Tim Horton goes to China

A double-double here today, featuring in two of my least-favourite things about Canada: the business coverage of the Toronto Star, and the ubiquitous Tim Horton's "coffee" chain.

A few posts ago I mentioned that the Star had outsourced most of its business coverage to the Wall Street Journal.  Mostly that's been a huge improvement, but some of the old hacks have stayed on, including hapless business columnist David Olive.  His contributions are usually backgrounders on Canadian policy issues, obviously not a strength of the WSJ, or snide criticisms of companies he's taken a dislike to.  Bombardier is a frequent target (Olive wants it broken up), and so is Restaurant Brands International (RBI), the Brazil-based owner of a large number of restaurant chains, including Tim Horton's.

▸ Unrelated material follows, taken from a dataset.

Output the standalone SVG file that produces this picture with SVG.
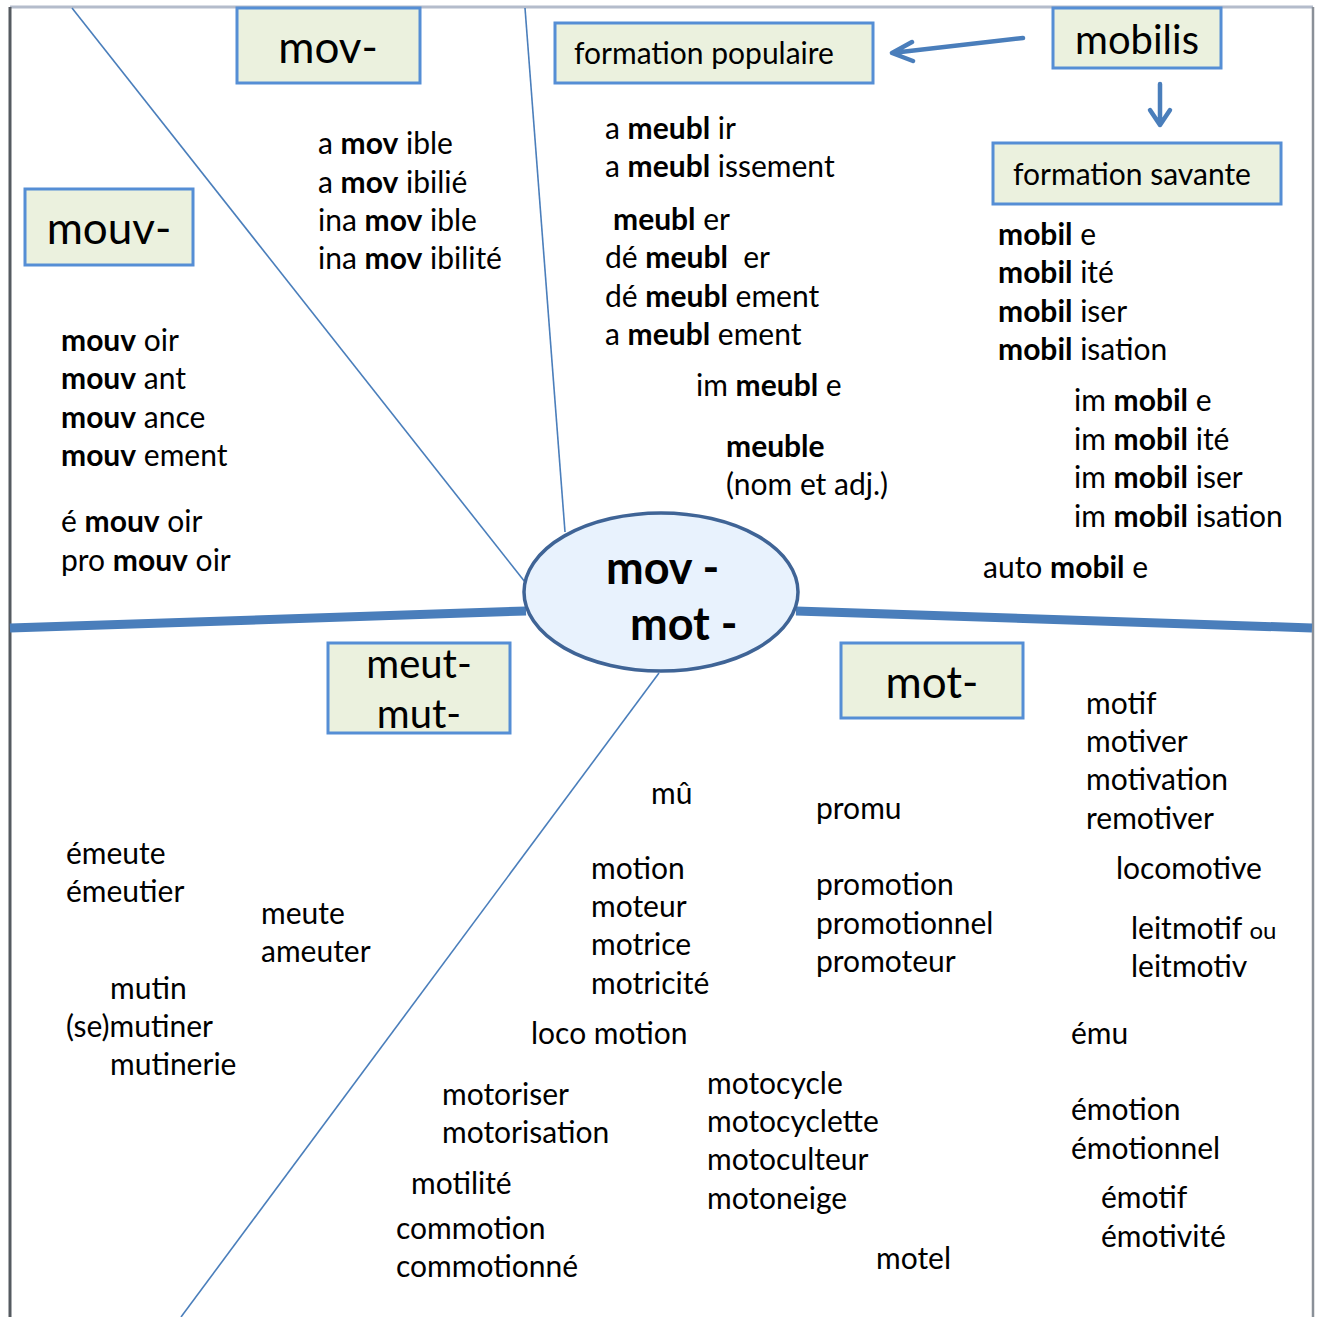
<svg xmlns="http://www.w3.org/2000/svg" width="1322" height="1317" viewBox="0 0 1322 1317">
<style>
text{font-family:Lato,"Open Sans","Liberation Sans",sans-serif;font-size:30px;fill:#000}
.b{font-weight:bold}
.box{fill:#ebf1de;stroke:#558ed5;stroke-width:3}
text.big{font-size:44px}
text.med{font-size:40px}
text.ctr{font-size:45px;font-weight:bold}
text.mob{font-size:40px}
.thin{stroke:#4a7ebb;stroke-width:1.6;fill:none}
.thick{stroke:#4a7ebb;stroke-width:9;fill:none}
.arr{stroke:#4a7ebb;stroke-width:4.5;fill:none;stroke-linecap:round;stroke-linejoin:round}
</style>
<rect width="1322" height="1317" fill="#fff"/>
<g id="frame">
<line x1="10" y1="7" x2="1313" y2="7" stroke="#b4bccb" stroke-width="3"/>
<line x1="10" y1="7" x2="10" y2="1317" stroke="#555a60" stroke-width="3"/>
<line x1="1313" y1="7" x2="1313" y2="1317" stroke="#8a9098" stroke-width="2.5"/>
</g>
<g id="connectors">
<line class="thin" x1="72" y1="8" x2="525" y2="582"/>
<line class="thin" x1="525" y1="8" x2="565" y2="532"/>
<line class="thin" x1="659" y1="673" x2="181" y2="1317"/>
<line class="thick" x1="10" y1="628" x2="526" y2="611"/>
<line class="thick" x1="796" y1="611" x2="1312" y2="628"/>
<path class="arr" d="M1023,38 L892,53 M912,42 L892,53 L913,61"/>
<path class="arr" d="M1160,84 L1160,125 M1150,110 L1160,125 L1170,110"/>
</g>
<g id="center">
<ellipse cx="661" cy="592" rx="137" ry="79" fill="#e8f2fd" stroke="#3f6496" stroke-width="3.5"/>
<text x="606" y="584" class="ctr">mov -</text>
<text x="630" y="640" class="ctr">mot -</text>
</g>
<g id="node-mov">
<rect class="box" x="237" y="8" width="183" height="75"/>
<text x="328" y="63" class="big" text-anchor="middle">mov-</text>
</g>
<g id="node-mouv">
<rect class="box" x="25" y="189" width="168" height="76"/>
<text x="109" y="244" class="big" text-anchor="middle">mouv-</text>
</g>
<g id="node-populaire">
<rect class="box" x="555" y="23" width="318" height="60"/>
<text x="574" y="64">formation populaire</text>
</g>
<g id="node-mobilis">
<rect class="box" x="1053" y="8" width="168" height="60"/>
<text x="1137" y="54" class="mob" text-anchor="middle">mobilis</text>
</g>
<g id="node-savante">
<rect class="box" x="993" y="143" width="288" height="61"/>
<text x="1013" y="185">formation savante</text>
</g>
<g id="node-meut">
<rect class="box" x="328" y="643" width="182" height="90"/>
<text x="419" y="678" class="med" text-anchor="middle">meut-</text>
<text x="419" y="728" class="med" text-anchor="middle">mut-</text>
</g>
<g id="node-mot">
<rect class="box" x="841" y="643" width="182" height="75"/>
<text x="932" y="698" class="big" text-anchor="middle">mot-</text>
</g>
<g id="words">
<text x="318" y="154">a <tspan class="b">mov</tspan> ible</text>
<text x="318" y="193">a <tspan class="b">mov</tspan> ibilié</text>
<text x="318" y="231">ina <tspan class="b">mov</tspan> ible</text>
<text x="318" y="269">ina <tspan class="b">mov</tspan> ibilité</text>
<text x="605" y="139">a <tspan class="b">meubl</tspan> ir</text>
<text x="605" y="177">a <tspan class="b">meubl</tspan> issement</text>
<text x="613" y="230"><tspan class="b">meubl</tspan> er</text>
<text x="605" y="268" xml:space="preserve">dé <tspan class="b">meubl</tspan>  er</text>
<text x="605" y="307">dé <tspan class="b">meubl</tspan> ement</text>
<text x="605" y="345">a <tspan class="b">meubl</tspan> ement</text>
<text x="696" y="396">im <tspan class="b">meubl</tspan> e</text>
<text x="726" y="457" class="b">meuble</text>
<text x="726" y="495">(nom et adj.)</text>
<text x="998" y="245"><tspan class="b">mobil</tspan> e</text>
<text x="998" y="283"><tspan class="b">mobil</tspan> ité</text>
<text x="998" y="322"><tspan class="b">mobil</tspan> iser</text>
<text x="998" y="360"><tspan class="b">mobil</tspan> isation</text>
<text x="1074" y="411">im <tspan class="b">mobil</tspan> e</text>
<text x="1074" y="450">im <tspan class="b">mobil</tspan> ité</text>
<text x="1074" y="488">im <tspan class="b">mobil</tspan> iser</text>
<text x="1074" y="527">im <tspan class="b">mobil</tspan> isation</text>
<text x="983" y="578">auto <tspan class="b">mobil</tspan> e</text>
<text x="61" y="351"><tspan class="b">mouv</tspan> oir</text>
<text x="61" y="389"><tspan class="b">mouv</tspan> ant</text>
<text x="61" y="428"><tspan class="b">mouv</tspan> ance</text>
<text x="61" y="466"><tspan class="b">mouv</tspan> ement</text>
<text x="61" y="532">é <tspan class="b">mouv</tspan> oir</text>
<text x="61" y="571">pro <tspan class="b">mouv</tspan> oir</text>
<text x="1086" y="714">motif</text>
<text x="1086" y="752">motiver</text>
<text x="1086" y="790">motivation</text>
<text x="1086" y="829">remotiver</text>
<text x="1116" y="879">locomotive</text>
<text x="1131" y="939">leitmotif <tspan font-size="24">ou</tspan></text>
<text x="1131" y="977">leitmotiv</text>
<text x="66" y="864">émeute</text>
<text x="66" y="902">émeutier</text>
<text x="261" y="924">meute</text>
<text x="261" y="962">ameuter</text>
<text x="110" y="999">mutin</text>
<text x="66" y="1037">(se)mutiner</text>
<text x="110" y="1075">mutinerie</text>
<text x="651" y="804">mû</text>
<text x="816" y="819">promu</text>
<text x="591" y="879">motion</text>
<text x="591" y="917">moteur</text>
<text x="591" y="955">motrice</text>
<text x="591" y="994">motricité</text>
<text x="816" y="895">promotion</text>
<text x="816" y="934">promotionnel</text>
<text x="816" y="972">promoteur</text>
<text x="531" y="1044">loco motion</text>
<text x="1071" y="1044">ému</text>
<text x="442" y="1105">motoriser</text>
<text x="442" y="1143">motorisation</text>
<text x="707" y="1094">motocycle</text>
<text x="707" y="1132">motocyclette</text>
<text x="707" y="1170">motoculteur</text>
<text x="707" y="1209">motoneige</text>
<text x="1071" y="1120">émotion</text>
<text x="1071" y="1159">émotionnel</text>
<text x="411" y="1194">motilité</text>
<text x="1101" y="1208">émotif</text>
<text x="1101" y="1247">émotivité</text>
<text x="396" y="1239">commotion</text>
<text x="396" y="1277">commotionné</text>
<text x="876" y="1269">motel</text>
</g>
</svg>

As Olive reports in this column, Timmies is about to undertake a big expansion into China, with plans to open 1500 stores there over the next decade.  Bad idea, says Olive, making the extraordinary suggestion that

It’s likely that RBI, all starry-eyed about high-spending Chinese millennials, isn’t aware that about 400 million Chinese still live in poverty.

I highly doubt if he's right about RBI's lack of due diligence, but even if he is, doesn't that leave well over a billion Chinese who can afford a daily cup of Tim's brown sludge?

Olive thinks that RBI is looking for a big hit in a new market because its business in Canada is stagnating.  He notes that Tim's same-store sales in Canada fell 0.1 percent last year, which he describes as "a five-alarm fire in retailing".  The same-store sales comparison is widely used in retailing but poorly understood outside the industry, and evidently we can count David Olive among those who don't get it.

Tim's continues to open so many stores in Canada that it's inevitable that newly-opened outlets will cannibalize existing ones to some degree.  My own little town is about to get its third Tim's, to serve a resident population of about 17,000, many of whom flee to Florida in the peak coffee-drinking months from December to March.  If you keep opening stores at the rate Tim's does, holding the same-store loss as low as 0.1 percent is a good showing. 

Something else I know from our little town is that we are seeing an enormous number of tourists from China here these days.  Tim Horton's won't be showing up there as an unknown quantity.  What may work against it, however, is that Tim's is very much at the low end of the market in terms of prestige, something which Chinese consumers, those "high-spending millennials", take very seriously.  At the risk of throwing in one too many local references, our wineries here in Niagara consistently report that the biggest-selling item for Asian clients is icewine, which is far more expensive than the regular wines and hence seen as prestigious.

I'm betting that RBI has done its homework before committing to the Chinese market.  It will take some time before success or otherwise can be determined, but I'm betting that if things work out well, we won't hear much about it from David Olive.